Rab C. Click for more detail

The city itself is wonderful. I’m happy to report that the traditional Glasgow salutation is not, as I had believed, the headbutt (pace Rab C. Nesbitt). But the accent should be a Unesco World Heritage Artifact, with its swallowed consonants and vowels stretched over three syllables, all packed into in a singing lilt that hits stresses in exactly the wrong places. The quintessentially English “Keep calm and carry on” translates into Glaswegian as “Keep calm and ge’ oan wae i'”.

Just one page from the Poor Law application of Irishman Joseph Gore in 1915, supplying parents’ names, place of birth, place of marriage, siblings’ names, in-laws’ names …

The highlight of the visit was the Mitchell Library and in particular a talk (in unsubtitled Glaswegian) on Glasgow Poor Law records by Senior Archivist, Irene O’Brien. The first and most important point she made was that, despite the name, there was almost no similarity with the Irish or English Poor Law. What Glasgow had from 1845 was more akin to an all-encompassing welfare state than the begrudged misery doled out in Irish workhouses. A vast bureaucracy collected huge quantities of information on the families of applicants, who could be widows, unemployed, sick, orphans … And they’re all in the Mitchell.

For most of the nineteenth century, the gravitational pull of the city’s gigantic industrial employers drew in thousands upon thousands of migrants, from Russia, India, Poland, Italy and above all rural Ireland, rural Ulster especially. So these Poor Law Applications hold information on Irish families from well before the start of Irish civil registration or church registers. And not just names, also locations, in-laws, work histories, even little character assassinations: “an awful boozer”.

Accessing them in the Mitchell is simplicity itself. The entire fifth floor is given over to archives and family history, a database name-index pinpoints the original files, the record delivery is fast and efficient.

But … the only point of access is physically in Glasgow. There is no way to check online before visiting whether the files reference a particular family (though any family with connections in the city will almost certainly appear, even if only through a tangential branch).

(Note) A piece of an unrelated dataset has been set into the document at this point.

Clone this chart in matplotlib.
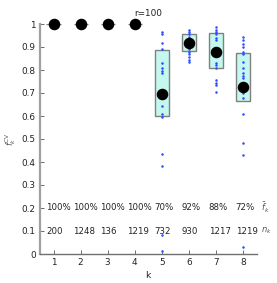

I think this might have to do with the fact for Glaswegians, the city is the centre of the universe, a universe that looks very like Glasgow. It’s understandable, but a mistake. Having even the names index online would draw in many more researchers.

It’s a nae-brainer.

 

5 thoughts on “It’s a nae-brainer”

  1. Several years ago I brought two assistants with me…from the US…to help research my Tyrone McLaughlin and Slevin families presence in Glasgow…from before the famine till the 1920s…

    After several days of frustrating rules…and simple disrespect by the staff of the Mitchell …we left quite dissatisfied and unfulfilled..

    Please do not confuse the standards of care at Proni…with the odd actions at the Mitchell..

  2. What Irene O’Brien doesn’t know about Poor Law Records in Glasgow isn’t worth knowing. Don’t forget about Paisley across the Clyde. Separate Poor Law Union and a separate civil administration right up to the twenties. Paisley Archives does have an index online to their Poor Law Registers and there are thousands of Irish mentioned. This are south of the Clyde was home to lots of industrial sites, including the massive Shieldhall leather factory which drew in lots of Irish migrants, my own Irish ancestors included. Check out that index for yourself and you might hit paydirt – my bigamous 3xGGfather was discovered thus!

  3. Do these records cover just Glasgow itself or the region? My ancestors migrated from Fermanagh to towns a few miles south of Glasgow, particularly Bothwell & Motherwell. Would Irish in those towns be in the Glaswegian records?

  4. What a shame when I visited the Mitchell library, I did not know about my Irish connections or I would have gone to the 5th floor! My then Glaswegian neighbour took me and although I didn’t find what I was looking for I should have explored the facility in more depth.